The idea behind the project: Existing annotated collections of learner language, known as learner corpora, were consolidated and made accessible to researchers. "That wasn't exactly easy," says computational linguist Zesch. The corpora were very diverse. Sometimes they were essays; other times, they were fictional letters or descriptions of picture stories. Two corpora contained spoken texts, while the rest were written. The learners' language proficiency levels also varied greatly.

The goal was to enable analyses across the various text corpora independent of contextual content. "The key here is how the verb is placed in learners' sentences because that reveals a lot about their language proficiency," says Zesch.

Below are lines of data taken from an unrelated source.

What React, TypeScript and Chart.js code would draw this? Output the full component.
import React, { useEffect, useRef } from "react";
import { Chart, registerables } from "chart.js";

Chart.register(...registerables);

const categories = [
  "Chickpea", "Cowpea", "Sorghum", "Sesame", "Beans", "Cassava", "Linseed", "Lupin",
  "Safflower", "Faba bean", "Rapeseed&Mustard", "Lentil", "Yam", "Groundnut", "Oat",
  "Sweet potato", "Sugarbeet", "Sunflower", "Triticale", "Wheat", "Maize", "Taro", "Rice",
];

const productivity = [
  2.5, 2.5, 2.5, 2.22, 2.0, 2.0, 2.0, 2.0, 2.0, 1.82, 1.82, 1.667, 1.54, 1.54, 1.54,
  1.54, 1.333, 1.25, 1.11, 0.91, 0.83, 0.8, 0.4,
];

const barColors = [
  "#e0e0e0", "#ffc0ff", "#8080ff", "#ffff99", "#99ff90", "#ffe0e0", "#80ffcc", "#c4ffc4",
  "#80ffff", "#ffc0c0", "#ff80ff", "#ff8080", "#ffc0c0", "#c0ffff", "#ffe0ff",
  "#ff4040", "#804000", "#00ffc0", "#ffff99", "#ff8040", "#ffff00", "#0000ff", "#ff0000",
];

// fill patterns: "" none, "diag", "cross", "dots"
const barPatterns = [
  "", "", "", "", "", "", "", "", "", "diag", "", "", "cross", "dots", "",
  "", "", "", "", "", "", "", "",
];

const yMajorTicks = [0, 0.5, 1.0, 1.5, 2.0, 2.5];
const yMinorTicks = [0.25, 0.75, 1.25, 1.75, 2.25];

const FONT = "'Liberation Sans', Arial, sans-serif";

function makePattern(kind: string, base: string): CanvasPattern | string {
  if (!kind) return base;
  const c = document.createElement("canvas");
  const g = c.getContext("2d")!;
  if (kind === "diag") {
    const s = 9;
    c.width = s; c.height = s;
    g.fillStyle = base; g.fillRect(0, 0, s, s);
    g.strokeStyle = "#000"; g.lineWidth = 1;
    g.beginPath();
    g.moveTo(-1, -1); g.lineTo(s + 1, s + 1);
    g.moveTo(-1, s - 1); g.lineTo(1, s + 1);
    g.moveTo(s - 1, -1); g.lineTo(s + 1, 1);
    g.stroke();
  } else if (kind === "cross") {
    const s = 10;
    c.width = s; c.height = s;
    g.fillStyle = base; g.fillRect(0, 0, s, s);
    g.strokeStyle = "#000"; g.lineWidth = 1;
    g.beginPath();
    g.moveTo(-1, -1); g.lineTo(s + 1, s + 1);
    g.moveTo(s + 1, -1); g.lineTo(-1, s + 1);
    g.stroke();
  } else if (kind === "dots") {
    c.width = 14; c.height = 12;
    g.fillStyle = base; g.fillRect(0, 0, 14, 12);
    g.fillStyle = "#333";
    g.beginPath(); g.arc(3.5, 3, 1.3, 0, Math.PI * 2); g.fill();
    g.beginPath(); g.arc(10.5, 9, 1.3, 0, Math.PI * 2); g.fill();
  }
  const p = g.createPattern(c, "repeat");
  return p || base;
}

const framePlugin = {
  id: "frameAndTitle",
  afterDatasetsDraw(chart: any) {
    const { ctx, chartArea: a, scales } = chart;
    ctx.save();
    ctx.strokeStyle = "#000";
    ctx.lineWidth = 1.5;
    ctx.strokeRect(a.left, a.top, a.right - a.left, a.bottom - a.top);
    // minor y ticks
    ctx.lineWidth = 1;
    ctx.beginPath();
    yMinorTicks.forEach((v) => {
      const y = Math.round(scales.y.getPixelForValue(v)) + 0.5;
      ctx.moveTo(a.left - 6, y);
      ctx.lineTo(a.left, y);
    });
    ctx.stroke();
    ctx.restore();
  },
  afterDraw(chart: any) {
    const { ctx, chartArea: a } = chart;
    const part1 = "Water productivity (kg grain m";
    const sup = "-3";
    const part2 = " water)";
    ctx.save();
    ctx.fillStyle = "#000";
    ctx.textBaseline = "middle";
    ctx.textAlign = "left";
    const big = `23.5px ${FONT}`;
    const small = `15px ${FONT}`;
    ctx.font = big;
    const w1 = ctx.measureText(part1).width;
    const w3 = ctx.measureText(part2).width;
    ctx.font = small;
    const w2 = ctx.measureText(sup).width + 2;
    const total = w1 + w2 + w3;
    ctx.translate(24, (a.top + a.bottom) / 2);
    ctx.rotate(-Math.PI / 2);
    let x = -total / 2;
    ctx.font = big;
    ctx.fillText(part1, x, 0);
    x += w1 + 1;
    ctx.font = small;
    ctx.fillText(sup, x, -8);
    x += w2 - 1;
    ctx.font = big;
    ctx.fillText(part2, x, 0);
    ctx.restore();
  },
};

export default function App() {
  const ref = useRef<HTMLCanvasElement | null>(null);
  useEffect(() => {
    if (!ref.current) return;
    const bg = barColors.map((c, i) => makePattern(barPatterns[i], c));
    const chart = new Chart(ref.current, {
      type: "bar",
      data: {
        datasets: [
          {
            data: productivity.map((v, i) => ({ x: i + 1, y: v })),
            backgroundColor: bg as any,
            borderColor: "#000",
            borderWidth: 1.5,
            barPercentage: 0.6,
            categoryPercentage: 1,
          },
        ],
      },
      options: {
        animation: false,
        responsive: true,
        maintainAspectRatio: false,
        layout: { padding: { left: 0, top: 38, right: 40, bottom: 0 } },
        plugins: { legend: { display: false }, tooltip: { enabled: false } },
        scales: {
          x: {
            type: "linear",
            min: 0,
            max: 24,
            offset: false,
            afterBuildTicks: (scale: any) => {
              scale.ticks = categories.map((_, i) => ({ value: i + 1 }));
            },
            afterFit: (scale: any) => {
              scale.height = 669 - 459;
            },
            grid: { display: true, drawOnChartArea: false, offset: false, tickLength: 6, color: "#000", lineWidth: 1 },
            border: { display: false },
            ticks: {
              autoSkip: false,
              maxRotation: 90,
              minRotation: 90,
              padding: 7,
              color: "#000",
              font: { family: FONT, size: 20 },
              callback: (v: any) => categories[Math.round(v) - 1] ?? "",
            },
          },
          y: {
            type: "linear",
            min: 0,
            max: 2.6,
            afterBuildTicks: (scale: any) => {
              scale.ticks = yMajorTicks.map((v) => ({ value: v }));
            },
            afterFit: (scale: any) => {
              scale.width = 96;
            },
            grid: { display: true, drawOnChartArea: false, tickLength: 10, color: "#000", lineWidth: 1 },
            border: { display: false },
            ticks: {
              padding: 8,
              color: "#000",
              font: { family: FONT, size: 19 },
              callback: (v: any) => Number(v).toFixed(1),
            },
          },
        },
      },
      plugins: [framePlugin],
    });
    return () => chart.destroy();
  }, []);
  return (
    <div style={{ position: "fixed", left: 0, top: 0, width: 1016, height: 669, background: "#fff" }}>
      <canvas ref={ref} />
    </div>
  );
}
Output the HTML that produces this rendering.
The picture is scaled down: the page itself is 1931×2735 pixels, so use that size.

According to the current state of research, there are various stages of language acquisition, from beginner sentences with typical errors ("Ich Schule gehen") to correct verb placement in subordinate clauses ("Bevor ich in die Schule gegangen bin, ..."). "The verb plays a key role in this," says Zesch.

Interactive Dashboard Enables Searches

In addition to the technical challenges of computational linguistics, data protection issues also had to be resolved. Which existing corpora can be used legally, and which can be made available online? Some of the texts were written several decades ago, so the participants’ consent forms did not all meet today’s requirements.

However, after more than three years of work on the project, the DAKODA team, led by Zesch and Prof. Dr. Katrin Wisniewski from the University of Leipzig, is very satisfied with the result. A repository allows users to download corpora in various file formats. Via an interactive dashboard, researchers can analyze data across corpora, for example by language proficiency level or native language. Sample analyses using Jupyter Notebooks (a browser-based environment for data analysis) demonstrate how data from the corpora can be examined. "This is intended to facilitate access for researchers without in-depth IT knowledge," says Zesch.

Presentation at Methodology Fair

Ruppenhofer_Mannheim — Dr. Josef Ruppenhofer (right) presented the project at a methodology fair in Mannheim.

To make it easier for this particular group to access the project’s resources, project staff member Dr. Josef Ruppenhofer offered various workshops and also presented the project at conferences. Most recently, he introduced DAKODA at the “Deutsch im europäischen Sprachraum” methodology fair in Mannheim, which was organized by the Leibniz Institute for the German Language. There, he attracted many interested parties to work with the corpora. "DAKODA opens up new possibilities for researchers to gain fundamental insights into language acquisition," says Zesch. "We are pleased that we at CATALPA were able to contribute to this."

Christina Lüdeke | 18.06.2026